This video and written guide covers how to analyse wallet transactions and token-tracker pages on Etherscan, the leading block explorer for Ethereum. Worked examples are included.
The Etherscan landing page offers a broad overview of the Ethereum network. The landing page contains information about the price of ETH, median gas price, as well as transactions and hash rates. This page can be a good resource for high-level network information, however the power of Etherscan lies in the ability to analyse individual wallets and tokens.
Use the search bar in the top right-hand corner of the home screen to navigate to an individual address page. You can enter the address of any wallet or smart contract address on the Ethereum blockchain. Entering an address will take you to an address landing page.
An address page contains an overview of the addresses assets such as ETH balance and the value of all the ERC-20 tokens held by that address. The address page also has different tabs relating to transaction categories. The primary transaction categories are as follows:
- Transactions: Transactions triggered by external addresses. External addresses can generally be thought of as user wallets.
- Internal Transactions: Transactions triggered by internal addresses. Generally, internal transactions are transactions triggered by smart contracts.
- ERC-20 Transactions: The ERC-20 transactions table shows any transaction where an ERC-20 token was involved.
- ERC-721 Transactions: Similar to the ERC-20 transaction table, ERC-721 transactions show any transactions using ERC-721 tokens. Generally, these will be NFT transactions.
Example of Analysing Transactions
The following scenario can shed light on the difference between each transaction category.
For example, you have 1 rETH, an ERC-20 token representing a claim to an ETH deposit in a Ribbon Finance Vault. You decide to withdraw the ETH deposited in the Ribbon Finance vault. The below figure displays how the transaction is being executed on a high level.
It is easiest to conceptualise the transaction as 2 phases. Phase 1 is you burning your rETH and alerting the Ribbon Smart Contract that you want to withdraw your deposited ETH. Phase 2 is the Smart Contract being triggered to your ETH from the vault to your wallet.
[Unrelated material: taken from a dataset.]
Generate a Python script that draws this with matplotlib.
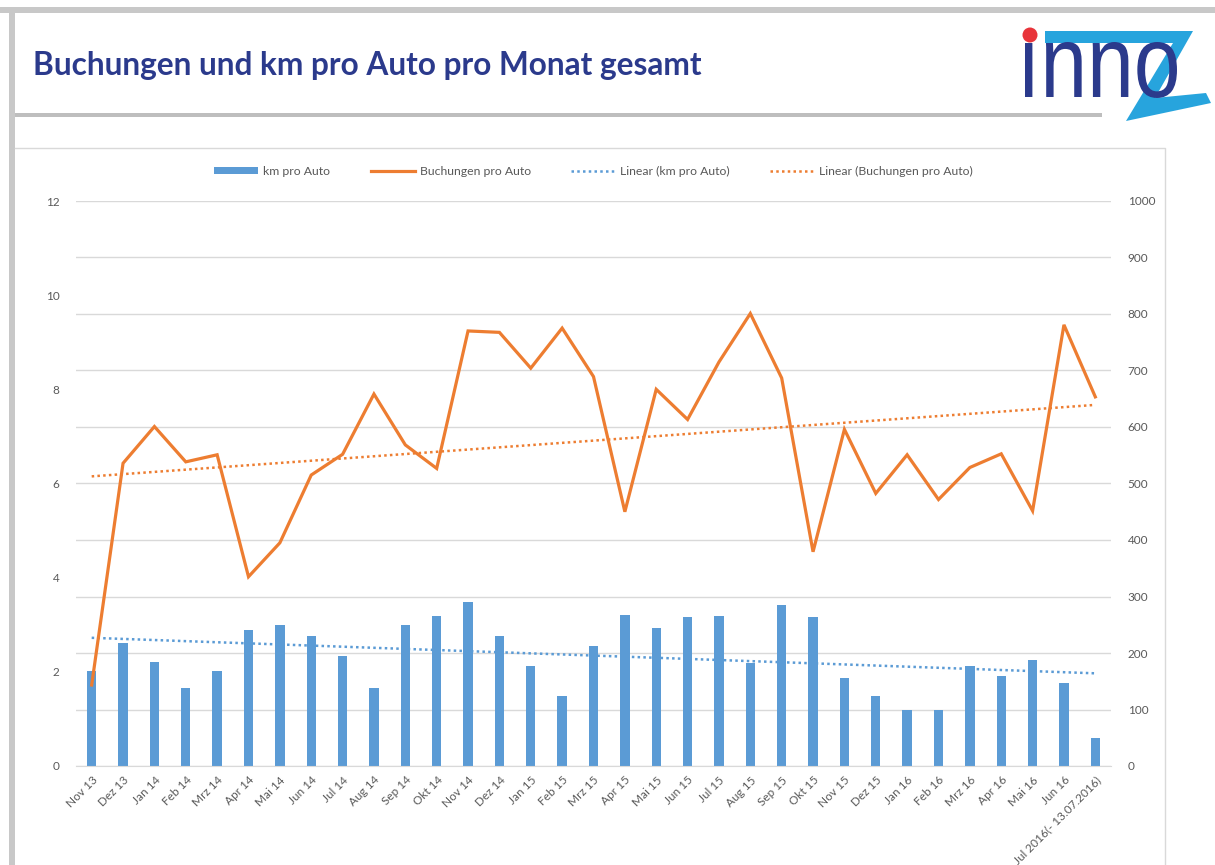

Viewing this transaction on Etherscan, you can see different phases of the transaction have appeared in different transaction tabs. Phase 1 is in the first Transactions category on Etherscan. Phase 1 appears here because Phase 1 is triggered by an external user (you). It is also considered an ‘outbound’ transaction because it is displaying you removing rETH from your wallet. Phase 1 can also be seen in the ERC-20 Transactions tab because the transaction involved an rETH which is an ERC-20 token.
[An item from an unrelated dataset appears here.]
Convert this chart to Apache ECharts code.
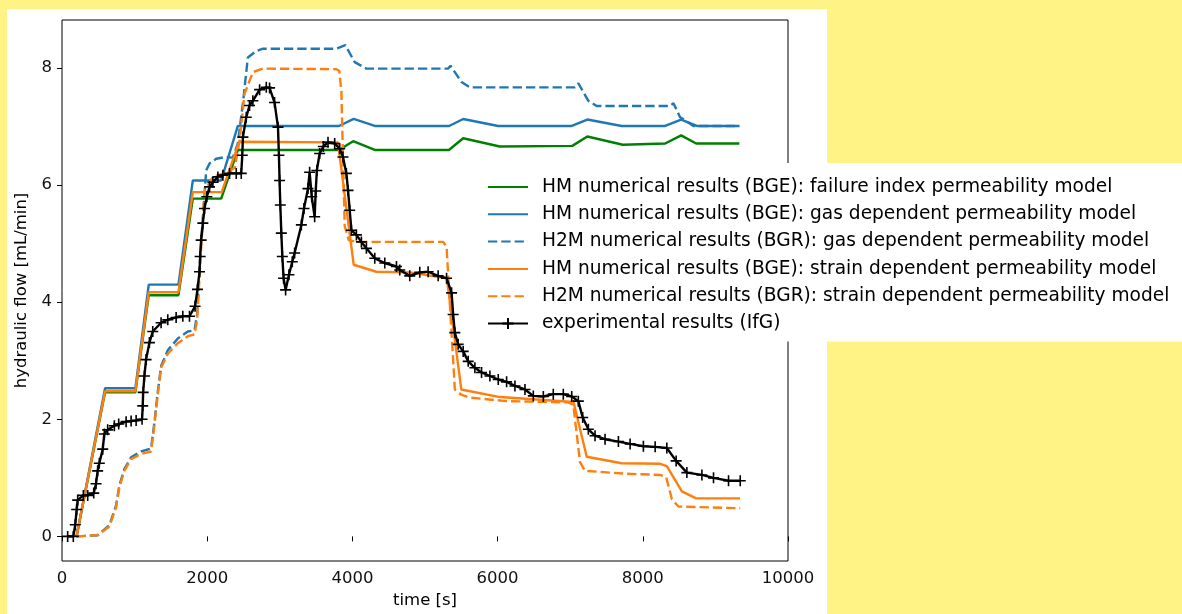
<!DOCTYPE html>
<html>
<head>
<meta charset="utf-8">
<script src="https://cdn.jsdelivr.net/npm/echarts@6/dist/echarts.min.js"></script>
<style>
html,body{margin:0;padding:0;background:#fff386;width:1182px;height:614px;overflow:hidden;}
#panel{position:absolute;left:7px;top:9px;width:820px;height:605px;background:#fff;}
#chart{position:absolute;left:0;top:0;width:1182px;height:614px;}
</style>
</head>
<body>
<div id="panel"></div>
<div id="chart"></div>
<script>
// ---- data (time [s], hydraulic flow [mL/min]) ----
const xTicks = [0, 2000, 4000, 6000, 8000, 10000];
const yTicks = [0, 2, 4, 6, 8];

const seriesNames = [
  'HM numerical results (BGE): failure index permeability model',
  'HM numerical results (BGE): gas dependent permeability model',
  'H2M numerical results (BGR): gas dependent permeability model',
  'HM numerical results (BGE): strain dependent permeability model',
  'H2M numerical results (BGR): strain dependent permeability model',
  'experimental results (IfG)'
];

const hmFailureT = [200, 593, 1011, 1195, 1604, 1802, 2193, 2422, 3815, 4010, 4308, 5329, 5526, 6030, 7029, 7236, 7724, 8308, 8528, 8735, 9330];
const hmFailureV = [0, 2.46, 2.46, 4.12, 4.12, 5.77, 5.77, 6.60, 6.60, 6.75, 6.60, 6.60, 6.80, 6.66, 6.67, 6.83, 6.69, 6.71, 6.85, 6.71, 6.71];

const hmGasT = [200, 593, 1011, 1195, 1604, 1802, 2193, 2422, 3815, 4018, 4308, 5332, 5526, 6008, 7021, 7236, 7710, 8308, 8528, 8745, 9330];
const hmGasV = [0, 2.53, 2.53, 4.30, 4.30, 6.08, 6.08, 7.01, 7.01, 7.13, 7.01, 7.01, 7.13, 7.01, 7.01, 7.12, 7.01, 7.01, 7.12, 7.01, 7.01];

const h2mGasT = [200, 491, 652, 745, 790, 859, 951, 1089, 1227, 1273, 1319, 1365, 1457, 1595, 1733, 1825, 1862, 1910, 1986, 2032, 2124, 2250, 2353, 2420, 2491, 2560, 2676, 2767, 3779, 3903, 4032, 4193, 5319, 5352, 5503, 5618, 7066, 7112, 7250, 7365, 8377, 8422, 8514, 8698, 9330];
const h2mGasV = [0, 0.02, 0.19, 0.53, 0.87, 1.15, 1.35, 1.45, 1.50, 1.95, 2.46, 2.91, 3.18, 3.38, 3.50, 3.52, 3.80, 4.90, 6.25, 6.37, 6.45, 6.48, 6.47, 6.70, 7.39, 8.18, 8.29, 8.33, 8.33, 8.39, 8.10, 7.99, 7.99, 8.04, 7.76, 7.67, 7.67, 7.74, 7.44, 7.35, 7.35, 7.40, 7.16, 7.01, 7.01];

const hmStrainT = [200, 593, 1011, 1195, 1604, 1802, 2200, 2440, 3800, 4018, 4331, 4790, 5300, 5500, 6032, 6997, 7043, 7228, 7710, 8239, 8331, 8538, 8735, 9340];
const hmStrainV = [0, 2.48, 2.48, 4.17, 4.17, 5.88, 5.88, 6.74, 6.73, 4.64, 4.52, 4.51, 4.41, 2.51, 2.38, 2.30, 2.31, 1.36, 1.25, 1.24, 1.20, 0.77, 0.65, 0.65];

const h2mStrainT = [200, 491, 652, 745, 790, 859, 951, 1089, 1227, 1273, 1319, 1365, 1457, 1595, 1733, 1825, 1862, 1910, 1964, 2077, 2284, 2380, 2446, 2514, 2629, 2767, 3779, 3820, 3848, 3894, 3950, 4055, 5250, 5297, 5411, 5500, 5618, 6124, 6974, 7043, 7135, 7204, 7779, 8239, 8322, 8400, 8491, 9342];
const h2mStrainV = [0, 0.02, 0.17, 0.50, 0.84, 1.12, 1.32, 1.41, 1.45, 1.90, 2.42, 2.88, 3.12, 3.30, 3.42, 3.45, 3.70, 4.80, 5.90, 6.14, 6.22, 6.30, 6.76, 7.56, 7.93, 7.99, 7.98, 7.95, 7.60, 5.30, 5.06, 5.03, 5.03, 4.95, 2.51, 2.42, 2.37, 2.31, 2.29, 2.25, 1.27, 1.12, 1.07, 1.05, 1.01, 0.64, 0.51, 0.48];

const expT = [78, 156, 183, 202, 216, 294, 354, 437, 469, 491, 514, 561, 583, 629, 721, 781, 883, 952, 1021, 1103, 1112, 1118, 1135, 1158, 1204, 1250, 1365, 1457, 1572, 1664, 1756, 1833, 1866, 1894, 1903, 1917, 1940, 1963, 1995, 2032, 2078, 2147, 2216, 2308, 2400, 2469, 2483, 2492, 2538, 2583, 2629, 2722, 2814, 2859, 2928, 2975, 2988, 2997, 3007, 3021, 3035, 3052, 3080, 3126, 3172, 3204, 3297, 3333, 3388, 3411, 3440, 3480, 3495, 3510, 3549, 3600, 3664, 3756, 3825, 3870, 3917, 3940, 3963, 3986, 4055, 4124, 4193, 4308, 4446, 4607, 4652, 4790, 4928, 5043, 5181, 5297, 5366, 5388, 5411, 5457, 5526, 5595, 5687, 5779, 5894, 6009, 6124, 6239, 6377, 6492, 6630, 6767, 6905, 7021, 7112, 7172, 7250, 7342, 7480, 7664, 7825, 8008, 8170, 8331, 8459, 8607, 8814, 8974, 9181, 9342];
const expV = [0, 0, 0.20, 0.46, 0.62, 0.70, 0.70, 0.74, 0.90, 1.12, 1.25, 1.49, 1.75, 1.82, 1.89, 1.92, 1.96, 1.97, 1.98, 2.00, 2.23, 2.46, 2.74, 3.02, 3.31, 3.50, 3.65, 3.70, 3.74, 3.76, 3.76, 3.93, 4.22, 4.52, 4.78, 5.06, 5.35, 5.60, 5.80, 5.97, 6.05, 6.14, 6.17, 6.20, 6.20, 6.20, 6.51, 6.82, 7.16, 7.36, 7.44, 7.63, 7.67, 7.66, 7.41, 6.99, 6.51, 6.08, 5.66, 5.18, 4.78, 4.41, 4.21, 4.47, 4.69, 4.84, 5.32, 5.60, 5.94, 6.22, 5.80, 5.46, 5.90, 6.25, 6.54, 6.66, 6.73, 6.71, 6.62, 6.48, 6.20, 5.91, 5.57, 5.23, 5.15, 5.03, 4.92, 4.75, 4.67, 4.61, 4.55, 4.45, 4.51, 4.52, 4.45, 4.41, 4.16, 3.79, 3.48, 3.28, 3.16, 2.99, 2.88, 2.80, 2.74, 2.68, 2.64, 2.57, 2.51, 2.40, 2.39, 2.43, 2.43, 2.39, 2.31, 2.03, 1.83, 1.72, 1.66, 1.62, 1.58, 1.54, 1.53, 1.51, 1.29, 1.09, 1.05, 1.00, 0.95, 0.95];

// ---- chart ----
const zip = (t, v) => t.map((x, i) => [x, v[i]]);
const FONT = 'DejaVu Sans';
const FS = 16.5;
const LFS = 18.6;

function lineSeries(name, t, v, color, dashed) {
  return {
    name: name, type: 'line', data: zip(t, v),
    symbol: 'none', showSymbol: false, animation: false,
    lineStyle: { color: color, width: 2.4, type: dashed ? [9.3, 4] : 'solid' },
    itemStyle: { color: color }
  };
}

const legendData = seriesNames.map((n, i) => i < 5 ? { name: n, itemStyle: { opacity: 0 } } : { name: n });

const chart = echarts.init(document.getElementById('chart'), null, { renderer: 'canvas' });
chart.setOption({
  animation: false,
  backgroundColor: 'transparent',
  textStyle: { fontFamily: FONT },
  grid: { left: 62, right: 394, top: 20, bottom: 52, show: true, borderColor: '#000', borderWidth: 1, backgroundColor: 'transparent' },
  xAxis: {
    type: 'value', min: xTicks[0], max: xTicks[xTicks.length - 1], interval: 2000,
    name: 'time [s]', nameLocation: 'middle', nameGap: 31,
    nameTextStyle: { fontFamily: FONT, fontSize: FS, color: '#000' },
    axisLine: { show: false },
    axisTick: { show: true, length: 5, lineStyle: { color: '#000', width: 1 } },
    axisLabel: { fontFamily: FONT, fontSize: FS, color: '#111', margin: 9, formatter: v => String(v) },
    splitLine: { show: false }
  },
  yAxis: {
    type: 'value', min: -0.42, max: 8.82,
    name: 'hydraulic flow [mL/min]', nameLocation: 'middle', nameGap: 29, nameRotate: 90,
    nameTextStyle: { fontFamily: FONT, fontSize: FS, color: '#000' },
    axisLine: { show: false },
    axisTick: { show: true, length: 5, customValues: yTicks, lineStyle: { color: '#000', width: 1 } },
    axisLabel: { fontFamily: FONT, fontSize: FS, color: '#111', margin: 10, customValues: yTicks, formatter: v => String(v) },
    splitLine: { show: false }
  },
  legend: {
    orient: 'vertical', left: 476, top: 163,
    padding: [13, 80, 7, 11],
    backgroundColor: '#fff', borderWidth: 0,
    itemWidth: 40, itemHeight: 14, itemGap: 5.3,
    textStyle: { fontFamily: FONT, fontSize: LFS, color: '#000', lineHeight: 22, padding: [0, 0, 0, 9] },
    data: legendData
  },
  series: [
    lineSeries(seriesNames[0], hmFailureT, hmFailureV, '#008000', false),
    lineSeries(seriesNames[1], hmGasT, hmGasV, '#1f77b4', false),
    lineSeries(seriesNames[2], h2mGasT, h2mGasV, '#1f77b4', true),
    lineSeries(seriesNames[3], hmStrainT, hmStrainV, '#ff7f0e', false),
    lineSeries(seriesNames[4], h2mStrainT, h2mStrainV, '#ff7f0e', true),
    {
      name: seriesNames[5], type: 'line', data: zip(expT, expV),
      symbol: 'path://M0,5L10,5M5,0L5,10', symbolSize: 11, showSymbol: true, showAllSymbol: true,
      animation: false,
      lineStyle: { color: '#000', width: 2.4 },
      itemStyle: { color: '#000', borderColor: '#000', borderWidth: 1.6 }
    }
  ]
});
</script>
</body>
</html>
Phase 2 has appeared under Internal Transactions because it was triggered by the Ribbon Smart Contract. The contract recognised you burning rETH as a trigger to send you ETH in exchange.
If you look at the transaction hash of all three entries you will notice that it is the same. This is because despite the transaction being broken into multiple phases it only required you to sign one transaction. Clicking on the transaction hash will direct you to a transactions page where you can see an overview of the transaction.
Token contract pages are another excellent resource on Etherscan. You can find a token contract page by using the Etherscan search bar and searching for the token by address or token name. After selecting the token you are directed to the token contract page.
The token contract page is very similar to an address page. The page shows an overview of the contracts ETH balance, token balance, as well as any transactions. However, there is also a link to the Token Tracker page.
The token tracker page displays key information regarding the fully diluted market cap for the token, total token supply, number of holders, number of on-chain transactions, as well as recent transactions and recent DEX trades. You can also filter transactions based on wallet address. This will only display transactions involving the selected token and wallet address.
Lastly, a particularly popular tool on Etherscan is the ‘Holders’ tab which shows the distribution of tokens amongst holders. Here, you can analyse if the ownership of the token is concentrated into a few holders and also which smart contracts hold a percentage of token supply.
Putting It All Together
To demonstrate how Etherscan can be utilised in a practical setting, we will analyse Shiba Inu Coin (SHIB). One of SHIB’s selling points is the claim that 50% of the token supply was sent to Vitalik Buterin—the creator of Ethereum—and 50% of the token supply was placed in a Uniswap pool and the LP tokens burned. We are going to use Etherscan to test the validity of these statements.
We will start by finding the SHIB token on Etherscan. Using the search function, we can navigate to the SHIB token tracker page. We will start our analysis by viewing the ‘Holders’ tab on the token tracker. We would expect 50% of SHIB to be held by Vitalik and a significant proportion held in a Uniswap pool.
Clearly, Vitalik does not hold 50% of the supply and there is not a Uniswap pool with significant SHIB holdings. Further analysis is clearly required to understand the distribution of SHIB.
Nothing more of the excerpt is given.